One such case was Price v. Chicago. We filed an amicus brief in 2019 urging the Supreme Court to grant review and reconsider Hill. The high Court declined. However, in 2022, the Court signaled that it may be willing to ditch Hill at last. In the landmark case of Dobbs v. Jackson Women’s Health Organization, the Supreme Court overruled the Roe v. Wade abortion decision and, along the way, pointed to Hill as a bad ruling.

As we explained previously:

[I]n Dobbs, the majority used that terrible [Hill] ruling as an illustration of how the Court’s abortion cases after Roe “have distorted First Amendment doctrines.” That means the Dobbs Court drew good out of a bad decision – using Hill against Roe – and in the process, plainly indicated that Hill is no longer valid as a First Amendment precedent.

But still, the Court had not officially overturned Hill. So in Vitagliano v. County of Westchester, we filed an amicus brief in 2023 supporting Supreme Court review and urging the overruling of Hill. Again, the Supreme Court demurred.

This year, there are two petitions pending on the Supreme Court’s docket challenging Hill v. Colorado. One is an ACLJ case, Turco v. City of Englewood, involving a fixed buffer zone. Curiously, the lower court chose to follow Hill instead of McCullen! See here and here. The Court may decide in late September whether to hear our Turco case.

Meanwhile, yet another floating bubble zone ordinance is under First Amendment attack in Coalition Life v. City of Carbondale. Here at the ACLJ, we are once more pleading with the Court to end Hill’s reign of silence:

This Court has before it petitions for certiorari seeking review of two separate lower court decisions upholding speech-free zones (one a fixed buffer zone, Turco v. City of Englewood, . . . and one a floating bubble zone, namely, the current Coalition Life case). Both cases reflect the malignant influence this Court’s decision in Hill v. Colorado . . . continues to exert on the constitutional law of free speech. This Court should therefore grant plenary review in one, the other, or both cases and place “a tombstone” on Hill “that no one can miss.” Loper Bright Enters. v. Raimondo, 144 S. Ct. 2244, 2275 (2024) (Gorsuch, J., concurring).
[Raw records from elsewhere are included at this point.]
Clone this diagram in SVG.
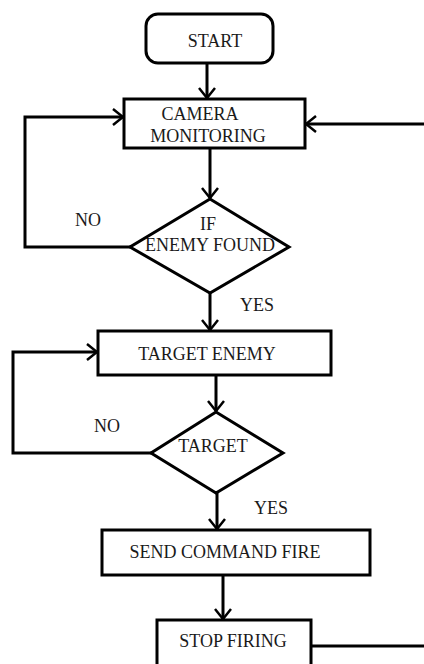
<svg xmlns="http://www.w3.org/2000/svg" width="424" height="664" viewBox="0 0 424 664">
<style>
.box{fill:#fff;stroke:#000;stroke-width:3}
.ln{fill:none;stroke:#000;stroke-width:3}
text{font-family:"Liberation Serif","Times New Roman",serif;font-size:18px;fill:#1a1a1a;text-anchor:middle}
</style>
<defs>
<marker id="arr" viewBox="0 0 12 18" refX="11" refY="9" markerWidth="12" markerHeight="18" markerUnits="userSpaceOnUse" orient="auto">
<path d="M1,1 L11,9 L1,17" fill="none" stroke="#000" stroke-width="2.5"/>
</marker>
</defs>
<rect width="424" height="664" fill="#fff"/>
<g id="connectors">
<path class="ln" d="M207,63 V98" marker-end="url(#arr)"/>
<path class="ln" d="M210,148 V198" marker-end="url(#arr)"/>
<path class="ln" d="M130,247 H25 V117 H123" marker-end="url(#arr)"/>
<path class="ln" d="M210,293 V330" marker-end="url(#arr)"/>
<path class="ln" d="M216,375 V411" marker-end="url(#arr)"/>
<path class="ln" d="M151,453 H13 V352 H97" marker-end="url(#arr)"/>
<path class="ln" d="M217,493 V529" marker-end="url(#arr)"/>
<path class="ln" d="M223,575 V619" marker-end="url(#arr)"/>
<path class="ln" d="M311,646 H440 V124 H306" marker-end="url(#arr)"/>
<text x="88" y="226">NO</text>
<text x="257" y="311">YES</text>
<text x="107" y="432">NO</text>
<text x="271" y="514">YES</text>
</g>
<g id="start">
<rect class="box" x="146" y="14" width="127" height="49" rx="12"/>
<text x="215" y="47">START</text>
</g>
<g id="camera">
<rect class="box" x="124" y="99" width="181" height="49"/>
<text x="200" y="120">CAMERA</text>
<text x="208" y="142">MONITORING</text>
</g>
<g id="enemyfound">
<polygon class="box" points="210,199 289,247 210,293 130,247"/>
<text x="208" y="230">IF</text>
<text x="210" y="251">ENEMY FOUND</text>
</g>
<g id="targetenemy">
<rect class="box" x="98" y="331" width="233" height="44"/>
<text x="207" y="360">TARGET ENEMY</text>
</g>
<g id="target">
<polygon class="box" points="216,412 283,453 216,493 151,453"/>
<text x="213" y="452">TARGET</text>
</g>
<g id="sendfire">
<rect class="box" x="102" y="530" width="268" height="45"/>
<text x="225" y="558">SEND COMMAND FIRE</text>
</g>
<g id="stopfiring">
<rect class="box" x="157" y="620" width="154" height="60"/>
<text x="233" y="647">STOP FIRING</text>
</g>
</svg>
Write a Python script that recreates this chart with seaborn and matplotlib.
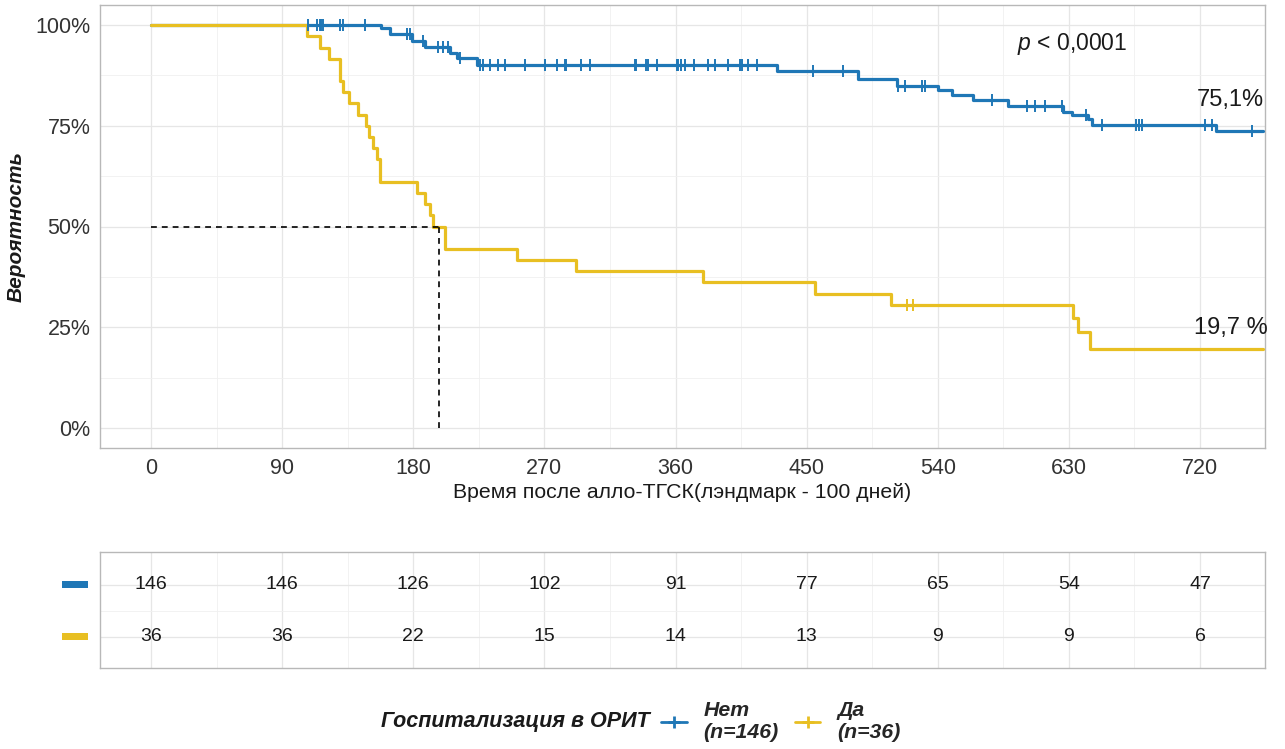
import numpy as np
import pandas as pd
import matplotlib
matplotlib.use("Agg")
import matplotlib.pyplot as plt
from matplotlib.lines import Line2D
from matplotlib.patches import Rectangle
from matplotlib.transforms import blended_transform_factory
from matplotlib.ticker import MultipleLocator, FixedLocator, FuncFormatter
import seaborn as sns

# ---- Kaplan-Meier step data (time in days, survival probability) ----
no_icu_times = [0, 158, 164, 179, 188, 205, 210, 224, 430, 485, 512, 540, 549.5,
                564.5, 588, 626, 632, 643, 646, 731]
no_icu_surv = [1.0, 0.992, 0.978, 0.960, 0.946, 0.932, 0.918, 0.900, 0.886, 0.866,
               0.849, 0.839, 0.826, 0.814, 0.800, 0.785, 0.777, 0.767, 0.751, 0.738]
no_icu_censor = [108, 114, 116, 117, 118, 130, 132, 147, 175.5, 178, 187, 197, 200.5,
                 204, 212, 226, 228, 233, 238.5, 243, 257, 270.5, 279, 284, 285, 295,
                 301, 332, 333, 340, 341, 347, 361, 362, 364, 366.5, 373, 382, 387,
                 396, 404, 405.5, 410, 416, 454.5, 475, 513, 517.5, 529, 531, 577,
                 601, 607, 613.6, 625, 642, 653, 676, 678, 680, 723.4, 728, 756]
no_icu_end = 763

icu_times = [0, 107, 116, 122, 130, 132, 136, 142, 147.6, 149.8, 152.6, 154.9, 157.2,
             182.4, 188, 191.5, 193.8, 201.8, 251, 292, 379, 456, 508, 633, 636.5, 644.5]
icu_surv = [1.0, 0.972, 0.944, 0.917, 0.861, 0.833, 0.806, 0.778, 0.750, 0.722, 0.694,
            0.667, 0.611, 0.583, 0.556, 0.528, 0.500, 0.444, 0.417, 0.389, 0.361,
            0.333, 0.306, 0.272, 0.238, 0.197]
icu_censor = [519, 523]
icu_end = 763

# ---- number at risk table ----
risk_times = [0, 90, 180, 270, 360, 450, 540, 630, 720]
risk_no_icu = [146, 146, 126, 102, 91, 77, 65, 54, 47]
risk_icu = [36, 36, 22, 15, 14, 13, 9, 9, 6]

group_labels = ["Нет\n(n=146)", "Да\n(n=36)"]
colors = ["#1F77B6", "#E8BF22"]

end_labels = ["75,1%", "19,7 %"]
p_label = "$p$ < 0,0001"

sns.set_theme(style="whitegrid")
plt.rcParams["font.family"] = ["Liberation Sans", "DejaVu Sans"]
plt.rcParams["mathtext.fontset"] = "custom"
plt.rcParams["mathtext.it"] = "Liberation Sans:italic"
plt.rcParams["mathtext.rm"] = "Liberation Sans"

W, H = 1285, 749
fig = plt.figure(figsize=(W / 100, H / 100), dpi=100)
fig.patch.set_facecolor("white")


def fig_rect(left, top, right, bottom):
    return [left / W, 1 - bottom / H, (right - left) / W, (bottom - top) / H]


ax = fig.add_axes(fig_rect(100, 5, 1265, 448))
tab = fig.add_axes(fig_rect(100, 552, 1265, 668))

XMIN, XMAX = -35, 764.6


def step_frame(times, surv, end):
    return pd.DataFrame({"time": list(times) + [end], "surv": list(surv) + [surv[-1]]})


def surv_at(times, surv, t):
    idx = np.searchsorted(np.asarray(times), np.asarray(t), side="right") - 1
    return np.asarray(surv)[idx]


groups = [
    (no_icu_times, no_icu_surv, no_icu_censor, no_icu_end, colors[0]),
    (icu_times, icu_surv, icu_censor, icu_end, colors[1]),
]

for times, surv, cens, end, col in groups:
    df = step_frame(times, surv, end)
    sns.lineplot(data=df, x="time", y="surv", ax=ax, color=col, lw=2.3,
                 drawstyle="steps-post", estimator=None, sort=False, zorder=3)
    cdf = pd.DataFrame({"time": cens, "surv": surv_at(times, surv, cens)})
    sns.scatterplot(data=cdf, x="time", y="surv", ax=ax, marker="|", s=80,
                    color=col, linewidth=1.4, zorder=4)

# median survival of the ICU group (midpoint when the curve sits exactly at 0.5)
t_arr, s_arr = np.asarray(icu_times), np.asarray(icu_surv)
i_med = int(np.argmax(s_arr <= 0.5))
median_t = t_arr[i_med]
if np.isclose(s_arr[i_med], 0.5) and i_med + 1 < len(t_arr):
    median_t = (t_arr[i_med] + t_arr[i_med + 1]) / 2
ax.plot([0, median_t], [0.5, 0.5], ls=(0, (3.5, 3)), color="black", lw=1.2, zorder=5)
ax.plot([median_t, median_t], [0, 0.5], ls=(0, (3.5, 3)), color="black", lw=1.2, zorder=5)

# annotations
ax.text(632, 0.953, p_label, ha="center", va="center", fontsize=16.5, color="#1a1a1a")
ax.text(741, 0.814, end_labels[0], ha="center", va="center", fontsize=17, color="#1a1a1a")
ax.text(741, 0.248, end_labels[1], ha="center", va="center", fontsize=17, color="#1a1a1a")

grid_major = dict(color="#E6E6E6", lw=0.9)
grid_minor = dict(color="#F0F0F0", lw=0.6)

ax.set_xlim(XMIN, XMAX)
ax.set_ylim(-0.05, 1.05)
ax.xaxis.set_major_locator(FixedLocator(risk_times))
ax.xaxis.set_minor_locator(MultipleLocator(45))
ax.yaxis.set_major_locator(FixedLocator([0, 0.25, 0.5, 0.75, 1.0]))
ax.yaxis.set_minor_locator(MultipleLocator(0.125))
ax.yaxis.set_major_formatter(FuncFormatter(lambda v, _: f"{v * 100:.0f}%"))
ax.grid(which="major", **grid_major)
ax.grid(which="minor", **grid_minor)
ax.tick_params(which="major", length=4, width=0.9, color="#333333",
               labelsize=15.5, labelcolor="#333333", pad=3)
ax.tick_params(which="minor", length=0)
ax.set_xlabel("Время после алло-ТГСК(лэндмарк - 100 дней)", fontsize=15.3,
              color="#1a1a1a", labelpad=3)
ax.set_ylabel("Вероятность", fontsize=15, fontweight="bold", fontstyle="italic",
              color="#1a1a1a", labelpad=7)
for sp in ax.spines.values():
    sp.set_color("#B8B8B8")
    sp.set_linewidth(1.0)
ax.set_axisbelow(True)

# ---- risk table ----
tab.set_xlim(XMIN, XMAX)
tab.set_ylim(0.4, 2.63)
rows = [2, 1]
for row, counts in zip(rows, [risk_no_icu, risk_icu]):
    for t, n in zip(risk_times, counts):
        tab.text(t, row, str(n), ha="center", va="center", fontsize=14, color="#1a1a1a")
tab.xaxis.set_major_locator(FixedLocator(risk_times))
tab.xaxis.set_minor_locator(MultipleLocator(45))
tab.yaxis.set_major_locator(FixedLocator(rows))
tab.yaxis.set_minor_locator(FixedLocator([1.5]))
tab.set_xticklabels([])
tab.set_yticklabels([])
tab.tick_params(which="both", length=0)
tab.grid(which="major", **grid_major)
tab.grid(which="minor", **grid_minor)
tab.set_xlabel("")
tab.set_ylabel("")
for sp in tab.spines.values():
    sp.set_color("#B8B8B8")
    sp.set_linewidth(1.0)
trans = blended_transform_factory(tab.transAxes, tab.transData)
for row, col in zip(rows, colors):
    tab.add_patch(Rectangle((-38 / 1165, row - 0.065), 26 / 1165, 0.13,
                            transform=trans, clip_on=False, facecolor=col,
                            edgecolor="none"))

# ---- legend ----
fig.text(650 / W, 1 - 722 / H, "Госпитализация в ОРИТ", ha="right", va="center",
         fontsize=15.5, fontweight="bold", fontstyle="italic", color="#1a1a1a")
handles = [Line2D([], [], color=c, lw=2, marker="+", markersize=9, mew=2) for c in colors]
fig.legend(handles, group_labels, loc="center left", bbox_to_anchor=(642 / W, 1 - 722 / H),
           ncol=2, frameon=False, handlelength=1.2, handletextpad=0.8, columnspacing=0.75,
           prop={"weight": "bold", "style": "italic", "size": 15.3}, labelspacing=0.2)

fig.savefig("out.png", dpi=100, facecolor="white")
Importantly, we not only filed this case on behalf of our ACLJ supporters, but we also once again represent our former client, Mrs. Hill, of Hill v. Colorado. We await word from the Court whether it is willing, at long last, to consider formally overruling Hill v. Colorado. The ACLJ will never stop fighting to save the unborn and protect the free speech of pro-life advocates.